> [Source excerpt]
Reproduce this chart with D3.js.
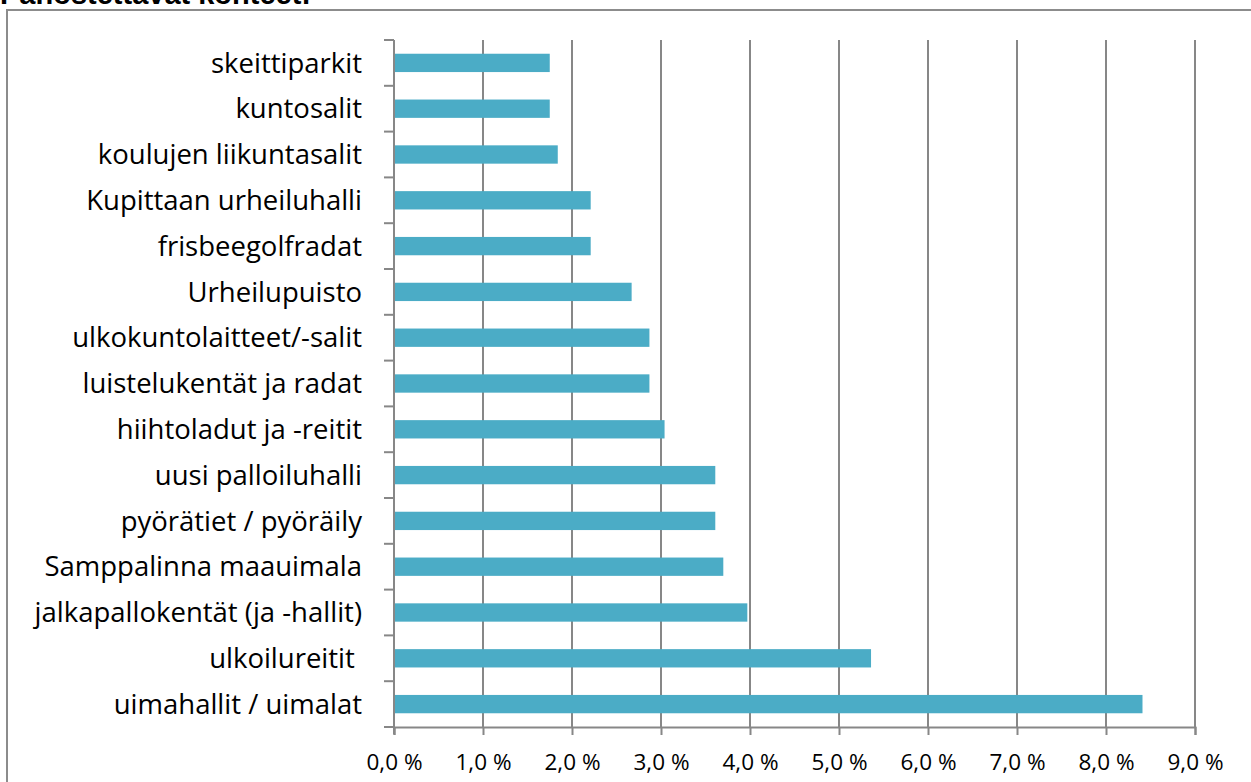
<!DOCTYPE html>
<html lang="fi">
<head>
    <meta charset="UTF-8">
    <title>Panostettavat kohteet</title>
    <script src="https://cdnjs.cloudflare.com/ajax/libs/d3/7.8.5/d3.min.js"></script>
    <style>
        body { margin: 0; background: #fff; overflow: hidden; }
        .cat-axis text { font-family: "Open Sans", "Noto Sans", sans-serif; font-size: 27.5px; fill: #000; }
        .val-axis text { font-family: "Open Sans", "Noto Sans", sans-serif; font-size: 22.5px; fill: #000; }
        .title { font-family: "Liberation Sans", Arial, sans-serif; font-weight: bold; font-size: 29px; }
    </style>
</head>
<body>
<div id="chart"></div>
<script>
    // categories from top to bottom, values in percent
    const categories = [
        "skeittiparkit", "kuntosalit", "koulujen liikuntasalit", "Kupittaan urheiluhalli",
        "frisbeegolfradat", "Urheilupuisto", "ulkokuntolaitteet/-salit", "luistelukentät ja radat",
        "hiihtoladut ja -reitit", "uusi palloiluhalli", "pyörätiet / pyöräily", "Samppalinna maauimala",
        "jalkapallokentät (ja -hallit)", "ulkoilureitit ", "uimahallit / uimalat"
    ];
    const values = [1.75, 1.75, 1.84, 2.21, 2.21, 2.67, 2.87, 2.87, 3.04, 3.61, 3.61, 3.70, 3.97, 5.36, 8.41];
    const ticks = [0, 1, 2, 3, 4, 5, 6, 7, 8, 9];

    const W = 1251, H = 782;
    const margin = {top: 40, right: 56, bottom: 55, left: 394};
    const width = W - margin.left - margin.right;
    const height = H - margin.top - margin.bottom;

    const svg = d3.select("#chart").append("svg")
        .attr("width", W).attr("height", H);

    // outer frame (runs off the right edge)
    svg.append("rect")
        .attr("x", 7).attr("y", 10)
        .attr("width", W + 20).attr("height", H + 20)
        .attr("fill", "none").attr("stroke", "#8c8c8c").attr("stroke-width", 2);

    svg.append("text").attr("class", "title")
        .attr("x", 0).attr("y", 4)
        .text("Panostettavat kohteet:");

    const g = svg.append("g").attr("transform", `translate(${margin.left},${margin.top})`);

    const x = d3.scaleLinear().domain([0, 9]).range([0, width]);
    const y = d3.scaleBand().domain(categories).range([0, height]).paddingInner(0.6).paddingOuter(0.3);

    // vertical gridlines
    g.selectAll(".grid").data(ticks.slice(1)).enter().append("line")
        .attr("x1", d => x(d)).attr("x2", d => x(d))
        .attr("y1", 0).attr("y2", height)
        .attr("stroke", "#878787").attr("stroke-width", 2);

    g.selectAll(".bar").data(values).enter().append("rect")
        .attr("x", 1)
        .attr("y", (d, i) => y(categories[i]))
        .attr("width", d => x(d) - 1)
        .attr("height", y.bandwidth())
        .attr("fill", "#4bacc6");

    // category axis: ticks sit at band boundaries
    const yAxis = g.append("g").attr("class", "cat-axis");
    const bounds = d3.range(categories.length + 1).map(i => i * height / categories.length);
    yAxis.append("line").attr("x1", 0).attr("x2", 0).attr("y1", 0).attr("y2", height + 7)
        .attr("stroke", "#878787").attr("stroke-width", 2);
    yAxis.selectAll(".tk").data(bounds).enter().append("line")
        .attr("x1", -10).attr("x2", 0).attr("y1", d => d).attr("y2", d => d)
        .attr("stroke", "#878787").attr("stroke-width", 2);
    yAxis.selectAll(".lbl").data(categories).enter().append("text")
        .attr("x", -32)
        .attr("y", d => y(d) + y.bandwidth() / 2)
        .attr("dy", "0.35em")
        .attr("text-anchor", "end")
        .style("white-space", "pre")
        .text(d => d);

    // value axis
    const xAxis = g.append("g").attr("class", "val-axis")
        .attr("transform", `translate(0,${height})`)
        .call(d3.axisBottom(x).tickValues(ticks).tickSize(8).tickPadding(19)
            .tickFormat(d => d3.format(".1f")(d).replace(".", ",") + "\u00a0%"));
    xAxis.select(".domain").attr("stroke", "#878787").attr("stroke-width", 2);
    xAxis.selectAll(".tick line").attr("stroke", "#878787").attr("stroke-width", 2);
    xAxis.selectAll(".tick text").attr("dy", "0.71em");
</script>
</body>
</html>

> [Work required]
Quote the material exactly. Pictures stay out.

> [Solution]
Reproduce this chart with D3.js.
<!DOCTYPE html>
<html lang="fi">
<head>
    <meta charset="UTF-8">
    <title>Panostettavat kohteet</title>
    <script src="https://cdnjs.cloudflare.com/ajax/libs/d3/7.8.5/d3.min.js"></script>
    <style>
        body { margin: 0; background: #fff; overflow: hidden; }
        .cat-axis text { font-family: "Open Sans", "Noto Sans", sans-serif; font-size: 27.5px; fill: #000; }
        .val-axis text { font-family: "Open Sans", "Noto Sans", sans-serif; font-size: 22.5px; fill: #000; }
        .title { font-family: "Liberation Sans", Arial, sans-serif; font-weight: bold; font-size: 29px; }
    </style>
</head>
<body>
<div id="chart"></div>
<script>
    // categories from top to bottom, values in percent
    const categories = [
        "skeittiparkit", "kuntosalit", "koulujen liikuntasalit", "Kupittaan urheiluhalli",
        "frisbeegolfradat", "Urheilupuisto", "ulkokuntolaitteet/-salit", "luistelukentät ja radat",
        "hiihtoladut ja -reitit", "uusi palloiluhalli", "pyörätiet / pyöräily", "Samppalinna maauimala",
        "jalkapallokentät (ja -hallit)", "ulkoilureitit ", "uimahallit / uimalat"
    ];
    const values = [1.75, 1.75, 1.84, 2.21, 2.21, 2.67, 2.87, 2.87, 3.04, 3.61, 3.61, 3.70, 3.97, 5.36, 8.41];
    const ticks = [0, 1, 2, 3, 4, 5, 6, 7, 8, 9];

    const W = 1251, H = 782;
    const margin = {top: 40, right: 56, bottom: 55, left: 394};
    const width = W - margin.left - margin.right;
    const height = H - margin.top - margin.bottom;

    const svg = d3.select("#chart").append("svg")
        .attr("width", W).attr("height", H);

    // outer frame (runs off the right edge)
    svg.append("rect")
        .attr("x", 7).attr("y", 10)
        .attr("width", W + 20).attr("height", H + 20)
        .attr("fill", "none").attr("stroke", "#8c8c8c").attr("stroke-width", 2);

    svg.append("text").attr("class", "title")
        .attr("x", 0).attr("y", 4)
        .text("Panostettavat kohteet:");

    const g = svg.append("g").attr("transform", `translate(${margin.left},${margin.top})`);

    const x = d3.scaleLinear().domain([0, 9]).range([0, width]);
    const y = d3.scaleBand().domain(categories).range([0, height]).paddingInner(0.6).paddingOuter(0.3);

    // vertical gridlines
    g.selectAll(".grid").data(ticks.slice(1)).enter().append("line")
        .attr("x1", d => x(d)).attr("x2", d => x(d))
        .attr("y1", 0).attr("y2", height)
        .attr("stroke", "#878787").attr("stroke-width", 2);

    g.selectAll(".bar").data(values).enter().append("rect")
        .attr("x", 1)
        .attr("y", (d, i) => y(categories[i]))
        .attr("width", d => x(d) - 1)
        .attr("height", y.bandwidth())
        .attr("fill", "#4bacc6");

    // category axis: ticks sit at band boundaries
    const yAxis = g.append("g").attr("class", "cat-axis");
    const bounds = d3.range(categories.length + 1).map(i => i * height / categories.length);
    yAxis.append("line").attr("x1", 0).attr("x2", 0).attr("y1", 0).attr("y2", height + 7)
        .attr("stroke", "#878787").attr("stroke-width", 2);
    yAxis.selectAll(".tk").data(bounds).enter().append("line")
        .attr("x1", -10).attr("x2", 0).attr("y1", d => d).attr("y2", d => d)
        .attr("stroke", "#878787").attr("stroke-width", 2);
    yAxis.selectAll(".lbl").data(categories).enter().append("text")
        .attr("x", -32)
        .attr("y", d => y(d) + y.bandwidth() / 2)
        .attr("dy", "0.35em")
        .attr("text-anchor", "end")
        .style("white-space", "pre")
        .text(d => d);

    // value axis
    const xAxis = g.append("g").attr("class", "val-axis")
        .attr("transform", `translate(0,${height})`)
        .call(d3.axisBottom(x).tickValues(ticks).tickSize(8).tickPadding(19)
            .tickFormat(d => d3.format(".1f")(d).replace(".", ",") + "\u00a0%"));
    xAxis.select(".domain").attr("stroke", "#878787").attr("stroke-width", 2);
    xAxis.selectAll(".tick line").attr("stroke", "#878787").attr("stroke-width", 2);
    xAxis.selectAll(".tick text").attr("dy", "0.71em");
</script>
</body>
</html>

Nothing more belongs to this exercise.